This blog reflects my deep interest in the different ways the various cultures and subcultures in this world conceive of the world and our lives within it. I was born in Asia, hold a UK passport, lived for most of my adult life in France, and now live in the US as a resident alien, working as a psychotherapist in private practice in San Francisco. Issues of cultural identity and displacement are very close to 'home' for me, and for many of my clients.

Thursday, April 14, 2011

You Are What You Speak: Sapir-Whorf

The Sapir-Whorf principle is also known as 'the principle of linguistic relativity'. It claims that our conception of the world is shaped by--even controlled by--our language.

The 'strong' version of the Sapir-Whorf hypothesis holds that that language determines thought--in other words, you can't think at all outside the boxes created by the words you use. The 'weak' version holds that language influences, but does not completely determine thought.

This theory led linguists in the 70's to investigate colour perception. They eventually found that although we tend to segment the colour spectrum according to the ways our language provides for us, we are nevertheless able to see all the colours. (This supports the weak version.) Traditional Welsh, for example, has the word 'glas', that describes a certain grey/green/blue colour. English speakers don't have that word, but they can see the colour.

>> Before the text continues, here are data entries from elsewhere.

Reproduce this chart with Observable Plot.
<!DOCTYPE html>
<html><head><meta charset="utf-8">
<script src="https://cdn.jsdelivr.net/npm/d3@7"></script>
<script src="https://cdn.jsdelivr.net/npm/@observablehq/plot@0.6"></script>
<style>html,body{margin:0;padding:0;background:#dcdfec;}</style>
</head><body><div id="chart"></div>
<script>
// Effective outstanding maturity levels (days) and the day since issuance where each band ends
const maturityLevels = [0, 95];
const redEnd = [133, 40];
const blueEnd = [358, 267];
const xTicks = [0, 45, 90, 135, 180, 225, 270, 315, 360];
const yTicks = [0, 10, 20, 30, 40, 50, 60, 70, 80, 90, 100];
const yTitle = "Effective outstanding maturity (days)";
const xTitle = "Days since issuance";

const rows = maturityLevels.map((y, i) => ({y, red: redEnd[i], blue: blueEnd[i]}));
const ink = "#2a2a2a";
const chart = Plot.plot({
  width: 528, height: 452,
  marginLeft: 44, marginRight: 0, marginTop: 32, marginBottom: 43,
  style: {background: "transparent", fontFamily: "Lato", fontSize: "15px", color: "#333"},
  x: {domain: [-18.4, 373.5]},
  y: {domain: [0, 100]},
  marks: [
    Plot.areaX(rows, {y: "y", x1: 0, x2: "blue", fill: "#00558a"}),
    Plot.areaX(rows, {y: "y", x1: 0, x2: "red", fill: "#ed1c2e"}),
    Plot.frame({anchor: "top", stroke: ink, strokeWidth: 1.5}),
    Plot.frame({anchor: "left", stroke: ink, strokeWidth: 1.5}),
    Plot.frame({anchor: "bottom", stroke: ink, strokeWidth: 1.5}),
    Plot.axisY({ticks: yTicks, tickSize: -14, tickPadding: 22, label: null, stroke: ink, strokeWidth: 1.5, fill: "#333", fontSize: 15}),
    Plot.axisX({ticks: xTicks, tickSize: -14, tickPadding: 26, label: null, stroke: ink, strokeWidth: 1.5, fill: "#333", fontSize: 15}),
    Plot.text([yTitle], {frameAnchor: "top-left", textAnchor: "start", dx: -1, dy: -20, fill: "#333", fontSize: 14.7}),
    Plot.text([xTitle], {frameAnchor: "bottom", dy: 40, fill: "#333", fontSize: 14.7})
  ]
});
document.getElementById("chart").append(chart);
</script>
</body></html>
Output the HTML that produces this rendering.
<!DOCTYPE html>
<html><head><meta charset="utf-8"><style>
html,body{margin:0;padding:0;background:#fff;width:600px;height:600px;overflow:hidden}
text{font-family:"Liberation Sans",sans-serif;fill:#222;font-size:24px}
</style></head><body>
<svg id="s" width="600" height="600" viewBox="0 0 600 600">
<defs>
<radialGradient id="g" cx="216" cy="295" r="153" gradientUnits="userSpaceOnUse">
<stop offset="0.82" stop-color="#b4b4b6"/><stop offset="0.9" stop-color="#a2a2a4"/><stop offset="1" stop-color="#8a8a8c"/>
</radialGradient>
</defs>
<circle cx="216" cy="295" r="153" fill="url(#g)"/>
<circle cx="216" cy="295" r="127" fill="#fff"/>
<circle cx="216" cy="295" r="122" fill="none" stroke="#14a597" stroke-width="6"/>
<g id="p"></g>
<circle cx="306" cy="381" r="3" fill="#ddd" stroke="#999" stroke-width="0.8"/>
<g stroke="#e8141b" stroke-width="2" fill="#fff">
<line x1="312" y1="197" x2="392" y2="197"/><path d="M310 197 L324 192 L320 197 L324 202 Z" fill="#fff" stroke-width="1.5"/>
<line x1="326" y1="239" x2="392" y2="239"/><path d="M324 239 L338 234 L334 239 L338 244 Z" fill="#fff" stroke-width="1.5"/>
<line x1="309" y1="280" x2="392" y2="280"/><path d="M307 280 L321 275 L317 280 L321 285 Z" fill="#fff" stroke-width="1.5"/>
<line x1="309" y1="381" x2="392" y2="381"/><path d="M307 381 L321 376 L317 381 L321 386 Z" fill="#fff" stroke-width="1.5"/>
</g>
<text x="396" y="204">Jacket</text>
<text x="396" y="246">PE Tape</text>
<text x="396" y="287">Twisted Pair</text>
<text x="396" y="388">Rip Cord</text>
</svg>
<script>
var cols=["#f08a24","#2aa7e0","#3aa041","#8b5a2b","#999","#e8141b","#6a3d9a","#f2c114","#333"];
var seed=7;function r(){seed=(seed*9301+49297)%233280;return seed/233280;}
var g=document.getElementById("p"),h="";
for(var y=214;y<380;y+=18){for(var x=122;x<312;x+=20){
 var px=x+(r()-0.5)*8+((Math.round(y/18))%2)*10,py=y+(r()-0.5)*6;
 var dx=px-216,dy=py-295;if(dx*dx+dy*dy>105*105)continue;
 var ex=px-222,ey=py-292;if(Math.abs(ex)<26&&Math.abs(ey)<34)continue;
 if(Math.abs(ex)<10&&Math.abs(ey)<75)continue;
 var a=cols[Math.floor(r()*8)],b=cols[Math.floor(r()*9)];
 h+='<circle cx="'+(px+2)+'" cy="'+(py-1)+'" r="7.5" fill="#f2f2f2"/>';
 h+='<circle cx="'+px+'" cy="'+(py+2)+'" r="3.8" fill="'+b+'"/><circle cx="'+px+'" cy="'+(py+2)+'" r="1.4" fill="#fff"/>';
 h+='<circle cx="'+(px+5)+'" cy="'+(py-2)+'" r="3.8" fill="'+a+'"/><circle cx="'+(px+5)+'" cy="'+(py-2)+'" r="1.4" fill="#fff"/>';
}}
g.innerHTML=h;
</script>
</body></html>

In her science fiction novel, Native Tongue, Suzette Haden Elgin shows how linguistic relativity works, and how the words we have available to us control what we do and do not perceive. She does it by inventing both a word, and the concept that it describes:

"When you look at another person, what do you see? Two arms, two legs, a face, an assortment of parts. Am I right? Now, there is a continuous surface of the body, a space that begins with the inside flesh of the fingers and continues over the palm of the hand and up the inner side of the arm to the bend of the elbow. Everyone has that surface; in fact, everyone has two of them.
I will name that the 'athad' of the person. Imagine the athad, please. See it clearly in your mind -- perceive, here are my own two athads, the left one and the right one. And there are both of your athads, very nice ones.
Where there was no athad before, there will always be one now, because you will perceive the athad of every person you look at, as you perceive their nose and their hair. From now on.... Now it exists. Now I can say, 'What beautiful athads you have.' "

The process of learning another language in sufficient depth to really speak it changes us. Every language describes the world differently. Those of us who are bilingual can tend to feel we have two personalities inside us, with slightly (or considerably) different conceptions of the world. The way we are in the world, and who we feel ourselves to be, varies depending which language we are speaking.

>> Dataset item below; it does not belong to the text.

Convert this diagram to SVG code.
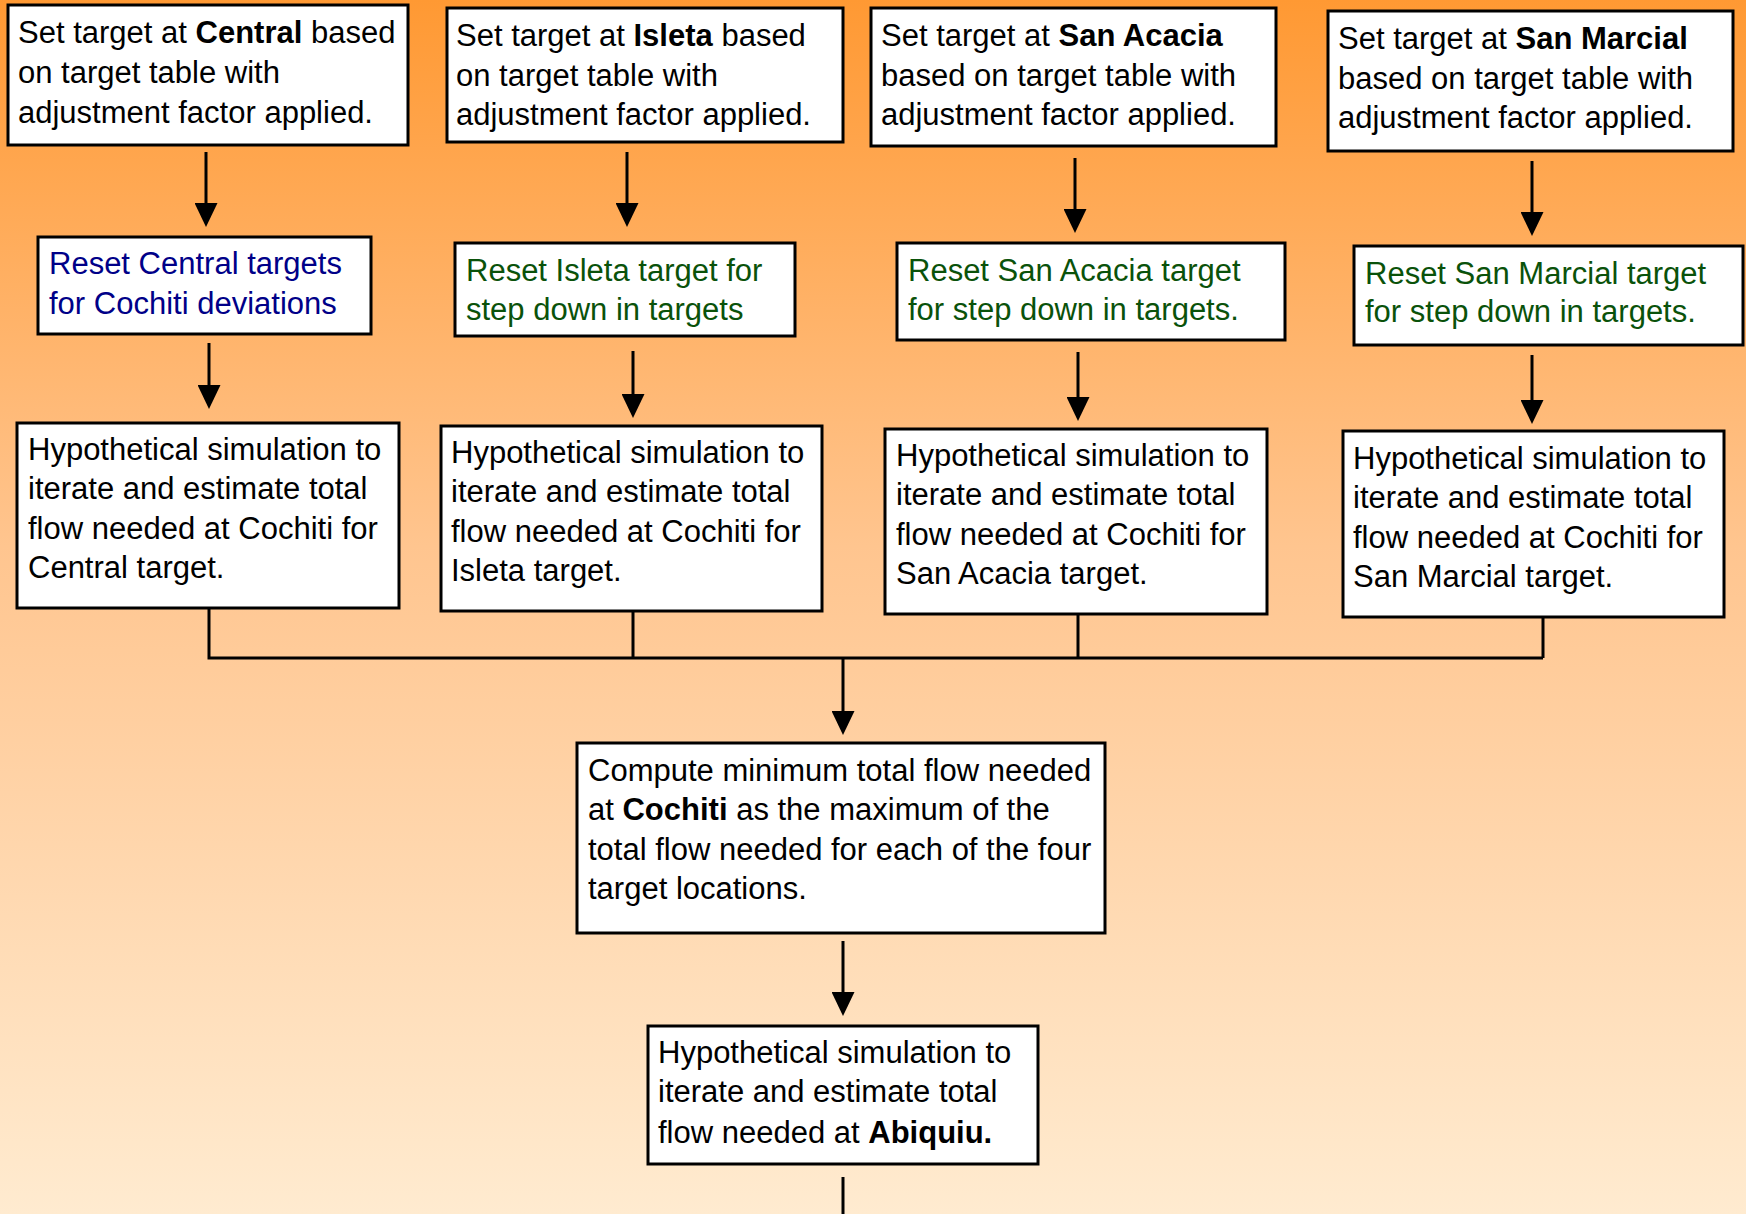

Even if are monolingual, we may have had a flavour of what this is like. Most of us have probably had the experience of knowing something, but knowing that we knew it until someone named it for us. For example, I knew I had a certain way of interacting with nature, but couldn't describe it, or explain why it was different from another way of interacting with nature, until I read Martin Buber's book I And Thou. Buber coined the term "I/Thou relationship". When I read it, I knew instantly what he meant, that it described my experience, and that it rendered that experience communicable for the first time. This reflects the weak form of linguistic relativity--I was able to experience something, but that experience was not fully conceivable until I was provided with language that could express it.

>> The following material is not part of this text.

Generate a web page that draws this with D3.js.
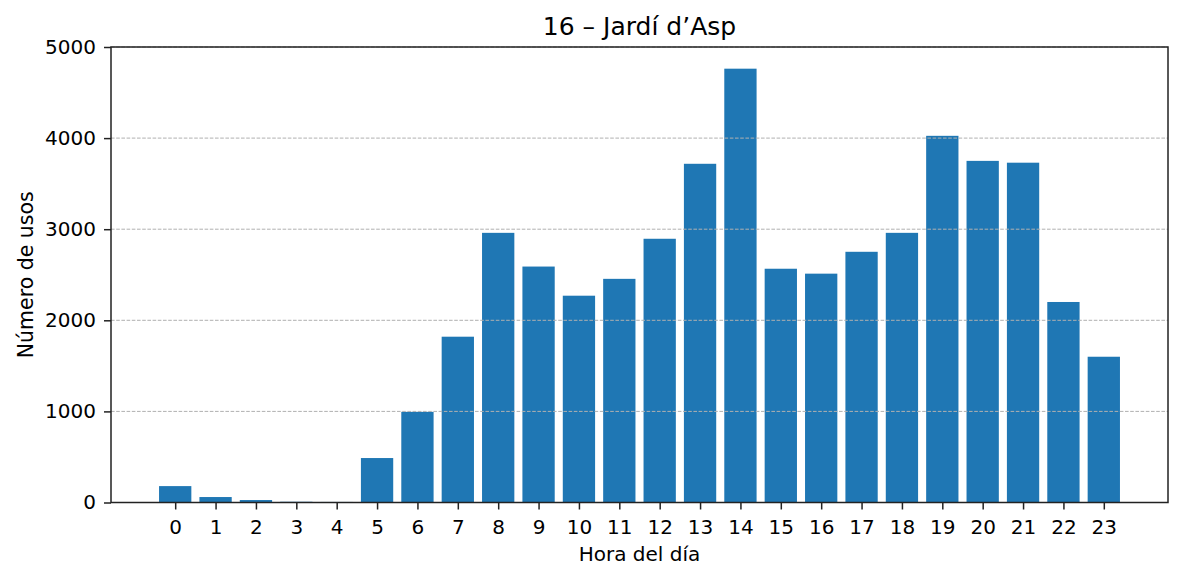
<!DOCTYPE html>
<head>
    <meta charset="utf-8">
    <title>16 – Jardí d’Asp</title>
    <style>
        body { margin: 0; background: #fff; }
        text { font-family: "DejaVu Sans", sans-serif; fill: #000; }
    </style>
</head>
<body>

<script src="https://cdnjs.cloudflare.com/ajax/libs/d3/7.8.5/d3.min.js"></script>

<script>

    const hours = d3.range(0, 24);
    const usos = [180, 60, 27, 8, 6, 488, 995, 1820, 2960, 2590, 2270, 2455,
                  2895, 3718, 4762, 2566, 2512, 2752, 2960, 4025, 3750, 3730, 2201, 1600];
    const yTicks = [0, 1000, 2000, 3000, 4000, 5000];

    const margin = {top: 47, right: 16, bottom: 78.5, left: 111};
    const width = 1184 - margin.left - margin.right;
    const height = 581 - margin.top - margin.bottom;

    const svg = d3.select('body').append('svg')
        .attr('width', 1184)
        .attr('height', 581)
        .append('g')
        .attr('transform', 'translate(' + margin.left + ',' + margin.top + ')');

    // matplotlib-like limits: bars from -0.4 to 23.4 plus 5% margin
    const x = d3.scaleLinear()
        .domain([-1.59, 24.59])
        .range([0, width]);

    const y = d3.scaleLinear()
        .domain([0, 5000])
        .range([height, 0]);

    const bw = x(0.8) - x(0);

    svg.selectAll('.bar')
        .data(hours)
        .enter().append('rect')
        .attr('class', 'bar')
        .attr('x', d => x(d - 0.4))
        .attr('width', bw)
        .attr('y', d => y(usos[d]))
        .attr('height', d => height - y(usos[d]))
        .style('fill', '#1f77b4');

    // grid over the bars
    svg.append('g')
        .selectAll('line')
        .data(yTicks)
        .enter().append('line')
        .attr('x1', 0)
        .attr('x2', width)
        .attr('y1', d => y(d))
        .attr('y2', d => y(d))
        .style('stroke', '#b0b0b0')
        .style('stroke-width', 1)
        .style('stroke-dasharray', '3.6,1.6');

    const xAxis = d3.axisBottom(x)
        .tickValues(hours)
        .tickFormat(d3.format('d'))
        .tickSize(7)
        .tickPadding(10);

    const yAxis = d3.axisLeft(y)
        .tickValues(yTicks)
        .tickFormat(d3.format('d'))
        .tickSize(7)
        .tickPadding(8);

    const gx = svg.append('g')
        .attr('transform', 'translate(0,' + height + ')')
        .call(xAxis);

    const gy = svg.append('g')
        .call(yAxis);

    [gx, gy].forEach(g => {
        g.select('.domain').remove();
        g.selectAll('.tick line').style('stroke', '#222').style('stroke-width', 1.5);
        g.selectAll('.tick text').style('font-size', '20px').style('fill', '#000');
    });

    // frame
    svg.append('rect')
        .attr('width', width)
        .attr('height', height)
        .style('fill', 'none')
        .style('stroke', '#222')
        .style('stroke-width', 1.5);

    svg.append('text')
        .attr('x', width / 2)
        .attr('y', 35 - margin.top)
        .style('text-anchor', 'middle')
        .style('font-size', '25px')
        .text('16 – Jardí d’Asp');

    svg.append('text')
        .attr('x', width / 2)
        .attr('y', 561 - margin.top)
        .style('text-anchor', 'middle')
        .style('font-size', '20px')
        .text('Hora del día');

    svg.append('text')
        .attr('transform', 'translate(' + (32.5 - margin.left) + ',' + (height / 2) + ') rotate(-90)')
        .style('text-anchor', 'middle')
        .style('font-size', '20.5px')
        .text('Número de usos');

</script>

</body>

This is why communication--especially therapy--is tricky across languages. It's one root of 'othering'--it's hard to really get the world view of a person of a different linguistic culture, and even harder to get that their 'strange' worldview is equally real, equally normal, and equally valid, unless you have had the experience of trying to squeeze your reality through the funnel of a foreign language.

1 comment:

  1. I'm monolingual, but I think I get it :) Software engineers learn and create many layers of abstraction-languages, and then have profound difficulties communicating with their peers who are fluent in other abstractions. The attributes of the abstractions and languages used (functional, dynamic, procedural, object-oriented, etc) clearly shape one's cognition w/r/t any given software problem.